Yaşam

Zor Bir Eylem: Düşünmek

“Düşünce yeteneğini öldüren en büyük düşman, alışkanlıklardır.” diyor, Maugham. O halde düşünmek ve düşüncelerin peşinden gitmek arasında büyük farklar vardır. Çağımızda düşündüğümüzü sandığımız çoğu konu aslında düşüncelerin ötesine geçememekten veya herhangi bir kalıptan kurtulamamaktan  ibarettir. Düşüncelerin diyorum çünkü düşünmek ve düşünceye tabi olmak kesinlikle aynı şey değildir. Düşünmek zor bir eylemdir; aklın sınırlarını zorlar, bazen bir su damlasından yola çıkıp bir deryada kaybolmanıza neden olabilir. Tüm bildiklerinizi unutup, kendinizi yeniden inşa edebilirsiniz. Olması gereken tam da budur zaten. Hatta bazen kafayı yiyebilecek hale gelebilirsiniz fakat korkmayın şimdiye kadar kimse düşünmekten kafayı yememiştir. Aksine bu eylem aklını kalıplardan kurtarıp, özgürlüğüne bırakabilenlerin yani son derece akıllı insanların işidir. İnsanın aklını özgürce kullanabilme mutluluğuna erişebilmesini sağlar.

Bir felsefe öğretmeni olarak öğrencilerime hayata dair ne düşündüklerini sorduğum zaman aldığım cevaplar, çoğunlukla bir saat sonrası, gün bitiminde yapacakları eylemler veya gündelik yaşam pratikleri hakkında olmaktadır. Bu nedenle bir sistem üzerinde kafa yoran, sınırları zorlayan insan sayısı çok azdır. Çok açıktır ki bizler toplum olarak düşünmeyen, aklının sınırlarını zorlamayan, aklının yetmediği yerde kabullerle hareket eden bireyler yetiştiriyoruz. Geleceğe dair hiçbir fikri olmayan, yeni bir şey üretmeyen, sorgulamayan bireyler bunun en açık kanıtıdır. Bunda eğitim sistemimizin payı tabi ki küçümsenemez. Felsefenin ve düşünme eğitiminin küçük yaşlarda verilmemesi sorgulamaya kapalı, sabit fikirlere yönelen bireyler yetişmesine neden olmaktadır.
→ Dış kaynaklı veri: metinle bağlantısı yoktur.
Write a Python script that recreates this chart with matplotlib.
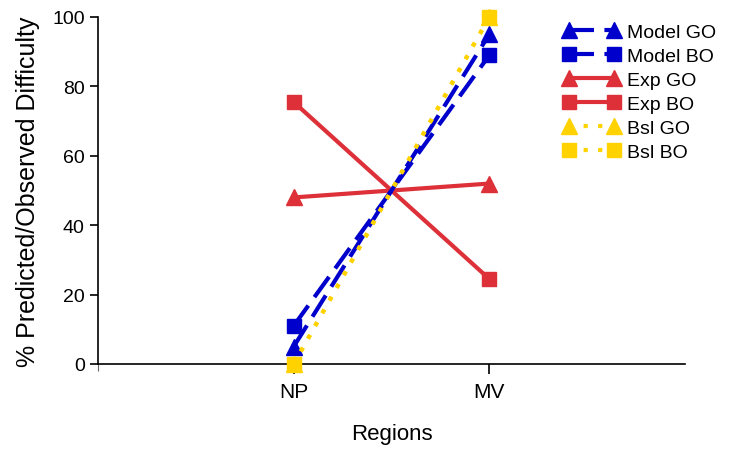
import numpy as np
import matplotlib.pyplot as plt

plt.rcParams['font.family'] = ['Liberation Sans', 'DejaVu Sans']

regions = ['NP', 'MV']
model_go = [5, 95]
model_bo = [11, 89]
exp_go = [48, 52]
exp_bo = [75.5, 24.5]
bsl_go = [0, 100]
bsl_bo = [0, 100]

blue = '#0000CC'
red = '#DD3038'
gold = '#FFD200'

x = np.arange(1, len(regions) + 1)

fig = plt.figure(figsize=(7.31, 4.52), dpi=100)
ax = fig.add_axes([98 / 731, 87 / 452, 587 / 731, 347 / 452])

ax.plot(x, model_go, color=blue, lw=3, ls=(0, (6, 2.5)), marker='^', ms=11, label='Model GO', zorder=4)
ax.plot(x, model_bo, color=blue, lw=3, ls=(0, (6, 2.5)), marker='s', ms=10, label='Model BO', zorder=4)
ax.plot(x, exp_go, color=red, lw=3, marker='^', ms=11, label='Exp GO', zorder=3)
ax.plot(x, exp_bo, color=red, lw=3, marker='s', ms=10, label='Exp BO', zorder=3)
ax.plot(x, bsl_go, color=gold, lw=3, ls=(0, (1, 2.5)), marker='^', ms=11, label='Bsl GO', zorder=5)
ax.plot(x, bsl_bo, color=gold, lw=3, ls=(0, (1, 2.5)), marker='s', ms=10, label='Bsl BO', zorder=5)

ax.set_xlim(0, 3)
ax.set_ylim(0, 100)
ax.set_xticks(x)
ax.set_xticklabels(regions)
ax.set_xticks([0], minor=True)
ax.set_yticks(np.arange(0, 101, 20))
ax.tick_params(axis='y', which='major', labelsize=14, direction='out', length=6, width=1.2)
ax.tick_params(axis='x', which='major', labelsize=15, direction='out', length=7, width=1.2, pad=6)
ax.tick_params(axis='x', which='minor', length=5, width=0.8, color='#666666')
for s in ['top', 'right']:
    ax.spines[s].set_visible(False)
for s in ['left', 'bottom']:
    ax.spines[s].set_linewidth(1.2)
    ax.spines[s].set_clip_on(False)
for line in ax.lines:
    line.set_clip_on(False)

ax.set_xlabel('Regions', fontsize=16, labelpad=16)
ax.set_ylabel('% Predicted/Observed Difficulty', fontsize=18, labelpad=9)

ax.legend(loc='upper left', bbox_to_anchor=(563 / 731, 1 - 24 / 452), bbox_transform=fig.transFigure,
          frameon=False, fontsize=14, numpoints=2, handlelength=2.9, handletextpad=0.4,
          borderpad=0, borderaxespad=0, labelspacing=0.33)

fig.savefig('out.png', dpi=100)
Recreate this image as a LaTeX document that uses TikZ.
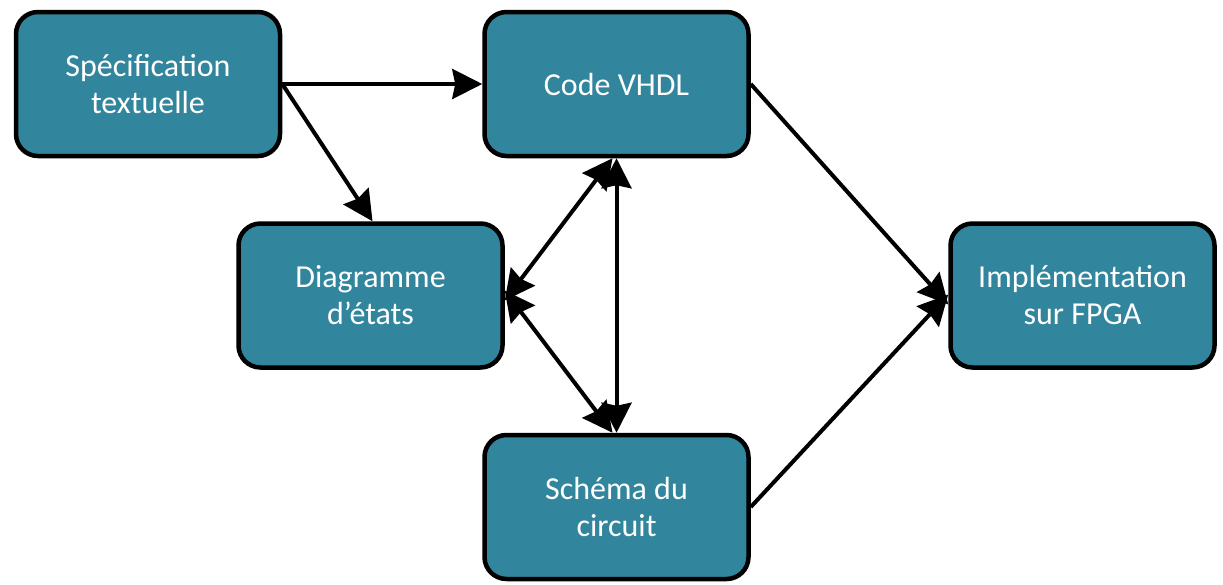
\documentclass[tikz,border=0pt]{standalone}
\usepackage{fontspec}
\setmainfont{Carlito}
\usetikzlibrary{arrows.meta}
\definecolor{boxteal}{HTML}{31859C}
\tikzset{
  etape/.style={draw=black, line width=4.5pt, fill=boxteal, rounded corners=22pt,
    minimum width=264pt, minimum height=144pt, text=white, align=center,
    font=\fontsize{32}{37}\selectfont},
  fleche/.style={line width=4pt, -{Stealth[length=30pt, width=30pt, inset=3pt]}},
  double/.style={line width=4pt, {Stealth[length=30pt, width=30pt, inset=3pt]}-{Stealth[length=30pt, width=30pt, inset=3pt]}}
}
\begin{document}
\begin{tikzpicture}[x=1pt, y=-1pt]
                \useasboundingbox (0,0) rectangle (1223,584);
                \node[etape] (spec) at (148,84) {Spécification\\textuelle};
                \node[etape] (vhdl) at (616.5,84) {Code VHDL};
                \node[etape] (diag) at (370.5,295.5) {Diagramme\\d’états};
                \node[etape] (fpga) at (1082.5,295.5) {Implémentation\\sur FPGA};
                \node[etape] (schema) at (616.5,507) {Schéma du\\circuit};
                \draw[fleche] (spec.east) -- (vhdl.west);
                \draw[fleche] (spec.east) -- ([xshift=2pt]diag.north);
                \draw[fleche] (vhdl.east) -- ([yshift=-9pt]fpga.west);
                \draw[fleche] (schema.east) -- ([yshift=1pt]fpga.west);
                \draw[double] (vhdl.south) -- (schema.north);
                \draw[double] ([yshift=-5pt]diag.east) -- ([xshift=-4pt]vhdl.south);
                \draw[double] ([yshift=5pt]diag.east) -- ([xshift=-4pt]schema.north);
            \end{tikzpicture}
\end{document}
Düşünme eyleminin bu derece azalmasına neden olan etkenlerden birisi de hiç şüphesiz içine doğduğumuz medeni ve bir o kadar da dijital çağdır. Hepimiz sözde birer medeniyet çocuklarıyız fakat medeniyetin hayatımızı dijital alışkanlıklara teslim ettiğinin ve mekanikleştirdiğinin farkında bile değiliz. Çünkü bu çağ düşünmeye kapalı, düşüncelere açık. Birilerinin bizim yerimize hayatımızı kolaylaştırmış olması, bizim adımıza düşünmüş olması işimize geliyor. Yaptığımız tek eylem düşünmek ve yeniden üretmek yerine bu medeniyetin birer parçası olarak ne kadar düşünceli bireyler olduğumuzu kanıtlamaya çalışmak. Yani zihnimizi pasifleştirirken dijitalleşmek ve daha çok dijitalleşmek.

Düşünmek yerine düşünce sahibi olmakla seçtiğimiz yol insanın kendi varlığını sorgulaması gibi basit bir eylemin bile göz ardı edilmesine neden olabiliyor. “Ben kimim? , Varoluş amacım nedir? “ şeklinde sorulan sorular bilinenin aksine insanı karmaşıklığa götürmek yerine, ereksel bir varoluşun içinde olduğunu görmesine de yardımcı olacaktır. Tabi ki düşüncelere teslim olmak yerine düşünmeyi seçersek. Buradan hareketle Aristo’nun “İnsan düşünen bir hayvandır.” öğretisine dikkat çekmek yerinde olacaktır. Aristoteles burada insanın sadece akıl sahibi olmasına vurgu yapmamakta, amaçsal bir varoluşun ancak düşünmekle mümkün olacağını göstermektedir. Bizler eğer çocuklarımızın amaçsal varlıklarının farkında olmasını istiyorsak yani neden ve nasıl var olduğunu bilmesini ve bu yönde fikirler geliştirmesini istiyorsak düşüncelere köle olmak yerine düşünmeyi öğrenmelerine yardımcı olmalıyız. Zira düşünmek düşünceleri de parçalayan bir eylemdir.